Costa-Gavras (Konstantinos Gavras) est né en 1933 à Loutra-Iraias, en Grèce. Après le lycée, il rejoint Paris et obtiendra la nationalité française en 1968. D’abord étudiant en Lettres à la Sorbonne, il intègre ensuite l’Institut des hautes études cinématographiques (IDHEC). Diplômé en 1959, il travaille comme assistant-réalisateur sur des films de Jean Giono, René Clair, Henri Verneuil, Jacques Demy et René Clément. Auteur politiquement engagé, il a été honoré par plusieurs récompenses, dont le Prix du jury au Festival de Cannes, l’Oscar du meilleur film étranger et du meilleur montage pour Z en 1969, ainsi que la Palme d'or et l’Oscar du meilleur scénario adapté pour Missing en 1982. Il assure, de 1982 à 1987, et de 2007 jusqu’aujourd’hui, la présidence de la Cinémathèque française.
Evénement(s)
Avant-première: Adults in the Room de Costa-Gavras
Mercredi 2 juin à 20:00
Avant-première: Adults in the Room
L’idée de ce film m’est venue comme une évidence et une nécessité. En épiloguant sur la crise économique grecque plus de dix ans après son déclenchement en 2008, on semble avoir oublié que les responsables de celle-ci sont les gouvernements qui ont dirigé ce pays pendant près de trente ans. Ils ont laissé se développer, par incompétence et par esprit de clientélisme, une colossale dette de 320 milliards. Une dette impossible à rembourser. Pendant ce temps, la France et l’Allemagne vendaient sans état d’âme leurs produits, automobiles ou autres, et plus particulièrement ceux de leur industrie de guerre, à un pays qu’ils savaient surendetté. Quant à la Commission européenne, elle laissait faire.
En 2015, ma conjointe, la productrice Michèle Ray Gavras, produisait un film à Salonique en pleine crise de la fermeture des banques grecques. C’est alors qu’elle m’envoie le 14 juillet une interview dans le New Statesman de Yánis Varoufákis – qui venait de démissionner de son poste de ministre des Finances dans le gouvernement d'Alexis Tsípras – avec un commentaire lapidaire: «Il y a là un film».
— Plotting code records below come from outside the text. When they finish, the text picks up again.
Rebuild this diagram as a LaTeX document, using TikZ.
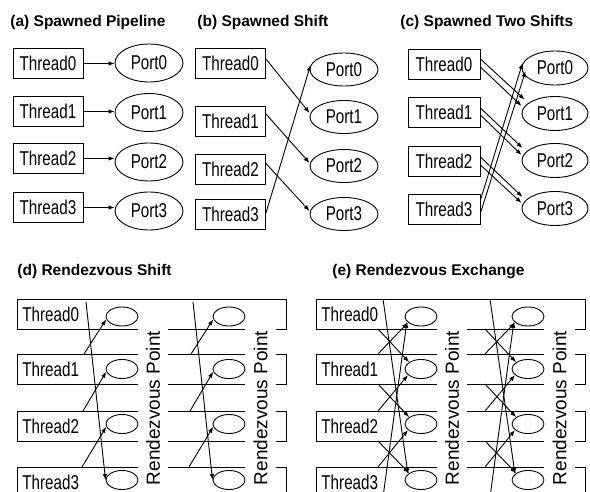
\documentclass[tikz,border=0pt]{standalone}
\usepackage{fontspec}
\setmainfont{Liberation Sans}
\newfontfamily\narrowfont[FakeStretch=0.76]{Liberation Sans}
\newfontfamily\titlefont{Liberation Sans Bold}
\usetikzlibrary{arrows.meta,shapes.geometric}
\tikzset{
  tbox/.style={draw, minimum width=70pt, minimum height=30pt, inner sep=0pt,
    font=\narrowfont\fontsize{20}{22}\selectfont},
  port/.style={draw, ellipse, minimum width=68pt, minimum height=36pt, inner sep=0pt,
    font=\narrowfont\fontsize{20}{22}\selectfont},
  rpt/.style={draw, ellipse, minimum width=32pt, minimum height=19pt, inner sep=0pt},
  ttl/.style={anchor=base west, inner sep=0pt, font=\titlefont\fontsize{15.5}{17}\selectfont},
  lbl/.style={anchor=base west, inner sep=0pt, font=\narrowfont\fontsize{20}{22}\selectfont},
  rvp/.style={rotate=90, inner sep=0pt, font=\fontsize{19}{21}\selectfont},
  arr/.style={-{Latex[length=6pt,width=4.5pt]}},
}
\newcommand{\rvframe}[1]{%
  % row 0
  \draw (138,329) -- (17,329) -- (17,299) -- (286,299) -- (286,329) -- (276,329);
  \draw (168,329) -- (245,329);
  % rows 1..3
  \foreach \t in {354,411,467}{
    \pgfmathsetmacro{\b}{\t+30}
    \draw (138,\t) -- (17,\t) -- (17,\b) -- (138,\b);
    \draw (168,\t) -- (245,\t);
    \draw (168,\b) -- (245,\b);
    \draw (276,\t) -- (286,\t) -- (286,\b) -- (276,\b);
  }
  \node[lbl] (#1l0) at (22,321.5) {Thread0};
  \node[lbl] (#1l1) at (22,376.5) {Thread1};
  \node[lbl] (#1l2) at (22,433.5) {Thread2};
  \node[lbl] (#1l3) at (22,489) {Thread3};
  \foreach \c/\x in {1/122,2/229}{
    \node[rpt] (#1e\c0) at (\x,316.5) {};
    \node[rpt] (#1e\c1) at (\x,369) {};
    \node[rpt] (#1e\c2) at (\x,424) {};
    \node[rpt] (#1e\c3) at (\x,480) {};
  }
  \node[rvp] (#1t1) at (153,408) {Rendezvous Point};
  \node[rvp] (#1t2) at (260.5,408) {Rendezvous Point};
}
\begin{document}
\begin{tikzpicture}[x=1pt,y=-1pt,line width=0.9pt]
\useasboundingbox (0,0) rectangle (590,492);
\clip (0,0) rectangle (590,492);
\fill[white] (0,0) rectangle (590,492);

% ---------- (a) ----------
\node[ttl] (ta) at (10,27) {(a) Spawned Pipeline};
\foreach \k/\ya/\yp in {0/63.5/63,1/111.5/112.5,2/158.5/162,3/207.5/211}{
  \node[tbox] (a\k) at (48,\ya) {Thread\k};
  \node[port, minimum height=38pt] (pa\k) at (149,\yp) {Port\k};
  \draw[arr] (a\k.east) -- (a\k.east -| pa\k.west);
}

% ---------- (b) ----------
\node[ttl] (tb) at (197,27) {(b) Spawned Shift};
\foreach \k/\yb/\yp in {0/63/69.5,1/121/117,2/169.5/166,3/214.5/214}{
  \node[tbox] (b\k) at (230.5,\yb) {Thread\k};
  \node[port, minimum height=33pt] (pb\k) at (344,\yp) {Port\k};
}
\draw[arr] ([yshift=4pt]b0.east) -- ([yshift=4pt]pb1.west);
\draw[arr] ([yshift=7pt]b1.east) -- ([yshift=3pt]pb2.west);
\draw[arr] ([yshift=6pt]b2.east) -- ([yshift=3pt]pb3.west);
\draw[arr] ([yshift=1.5pt]b3.east) -- ([yshift=4.5pt,xshift=1pt]pb0.west);

% ---------- (c) ----------
\node[ttl] (tc) at (400,27) {(c) Spawned Two Shifts};
\foreach \k/\yb/\yp in {0/64/68,1/112.5/113.5,2/161.5/160.5,3/209/208.5}{
  \node[tbox, minimum width=72pt] (c\k) at (444,\yb) {Thread\k};
  \node[port, minimum width=66pt, minimum height=34pt] (pc\k) at (555,\yp) {Port\k};
}
\draw[arr] ([yshift=5pt]c0.east) -- ([yshift=14pt,xshift=3pt]pc1.west);
\draw[arr] ([yshift=-3pt]c0.east) -- ([yshift=7.5pt]pc1.west);
\draw[arr] ([yshift=4.5pt]c1.east) -- ([yshift=12.5pt,xshift=1pt]pc2.west);
\draw[arr] ([yshift=-2.5pt]c1.east) -- ([yshift=5.5pt]pc2.west);
\draw[arr] ([yshift=4.5pt]c2.east) -- ([yshift=11.5pt,xshift=1pt]pc3.west);
\draw[arr] ([yshift=-3.5pt]c2.east) -- ([yshift=5.5pt]pc3.west);
\draw[arr] ([yshift=9pt]c3.east) -- ([yshift=5pt,xshift=1pt]pc0.west);
\draw[arr] ([yshift=-4pt]c3.east) -- ([yshift=-3pt,xshift=4pt]pc0.west);

% ---------- (d) ----------
\node[ttl] (td) at (17,276) {(d) Rendezvous Shift};
\begin{scope}
  \rvframe{d}
  \foreach \c/\dx in {1/0,2/107}{
    \coordinate (ds\c) at (86+\dx,302);
    \coordinate (ds\c1) at (84+\dx,354);
    \coordinate (ds\c2) at (83+\dx,411);
    \coordinate (ds\c3) at (82+\dx,467);
    \draw[arr] (ds\c) -- (de\c3.west);
    \draw[arr] (ds\c1) -- (de\c0.190);
    \draw[arr] (ds\c2) -- (de\c1.190);
    \draw[arr] (ds\c3) -- (de\c2.190);
  }
\end{scope}

% ---------- (e) ----------
\node[ttl] (te) at (332,276) {(e) Rendezvous Exchange};
\begin{scope}[xshift=299pt]
  \rvframe{e}
  \foreach \c/\dx in {1/0,2/107}{
    \coordinate (etop\c) at (84+\dx,299);
    \coordinate (ebot\c) at (84+\dx,497);
    \coordinate (eb\c0) at (79+\dx,329);
    \coordinate (et\c1) at (79+\dx,354);
    \coordinate (eb\c1) at (79+\dx,384);
    \coordinate (et\c2) at (79+\dx,411);
    \coordinate (eb\c2) at (79+\dx,441);
    \coordinate (et\c3) at (79+\dx,467);
    \draw[arr] (etop\c) -- (ee\c3.155);
    \draw[arr] (ebot\c) -- (ee\c0.200);
    \draw[arr] (eb\c0) -- (ee\c1.150);
    \draw[arr] (et\c1) -- (ee\c0.205);
    \draw[arr] (eb\c1) -- (ee\c2.150);
    \draw[arr] (et\c2) -- (ee\c1.205);
    \draw[arr] (eb\c2) -- (ee\c3.150);
    \draw[arr] (et\c3) -- (ee\c2.205);
  }
\end{scope}
\end{tikzpicture}
\end{document}
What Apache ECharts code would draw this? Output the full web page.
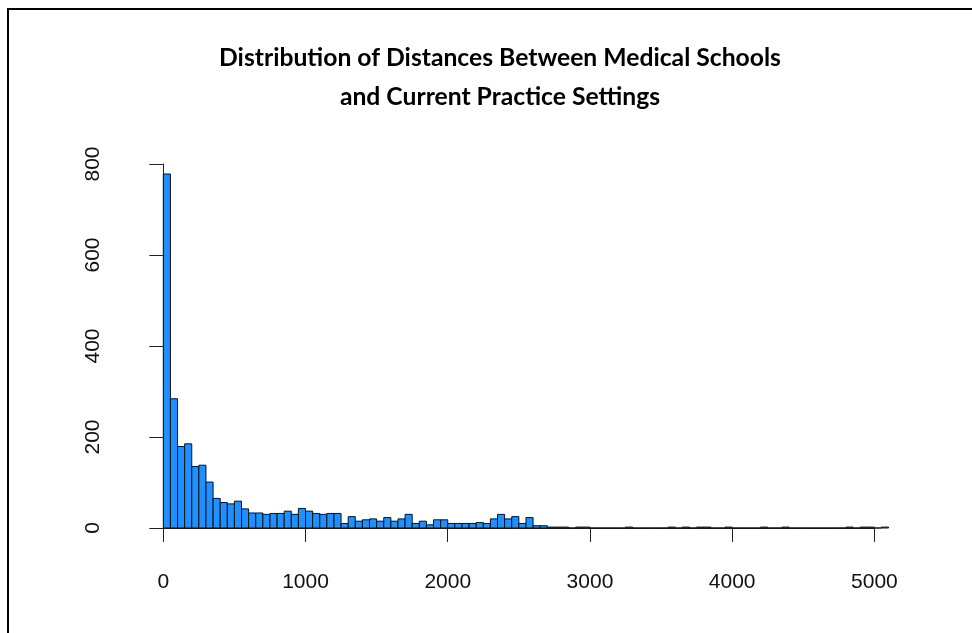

Dès le déclenchement de la crise, j’avais senti que le pays entrait dans un long drame, comme il en a tant connus depuis son existence comme Etat-nation en 1821. L’idée d’un film est donc née dès que je me suis rendu compte du piège d’appauvrissement et d’impuissance dans lequel était prise la majorité du peuple grec.
Costa-Gavras
Lausanne et la Grèce
En juin 2021, la Ville de Lausanne se met aux couleurs de la Grèce, dont le chemin vers l’indépendance a débuté il y a deux cents ans, en 1821. Les liens entre la Grèce et Lausanne s’incarnent historiquement en la personne d’un homme hors du commun: Ioannis Capodistrias, que la Ville de Lausanne a choisi de mettre à l’honneur à travers un programme de célébrations intitulé «Ioannis Capodistrias: le canton de Vaud et la révolution grecque».
Médecin, humaniste et diplomate de haut rang, Capodistrias fut le premier gouverneur de la Grèce moderne et indépendante. Envoyé de la Russie en Suisse, à l’heure de l’effondrement de l’empire napoléonien et de la recomposition de l’Europe, Capodistrias fut un promoteur chevronné de l’unité de la Confédération, un artisan minutieux de sa Constitution, un garant de sa neutralité et un défenseur inlassable de l’autonomie du Canton de Vaud et de l’intégration du Canton de Genève à la Suisse. En remerciement de son rôle essentiel, il fut fait premier bourgeois d’honneur des Villes de Lausanne et Genève, et citoyen d’honneur du Canton de Vaud.
Au fil de l’histoire de la Grèce, les influences étrangères se sont succédé. Le film de Costa-Gavras, Adults in the Room, dévoile le jeu des négociateurs et grands argentiers européens lors de la crise financière des années 2010. Dans le huis clos diplomatique se joue... une tragédie grecque.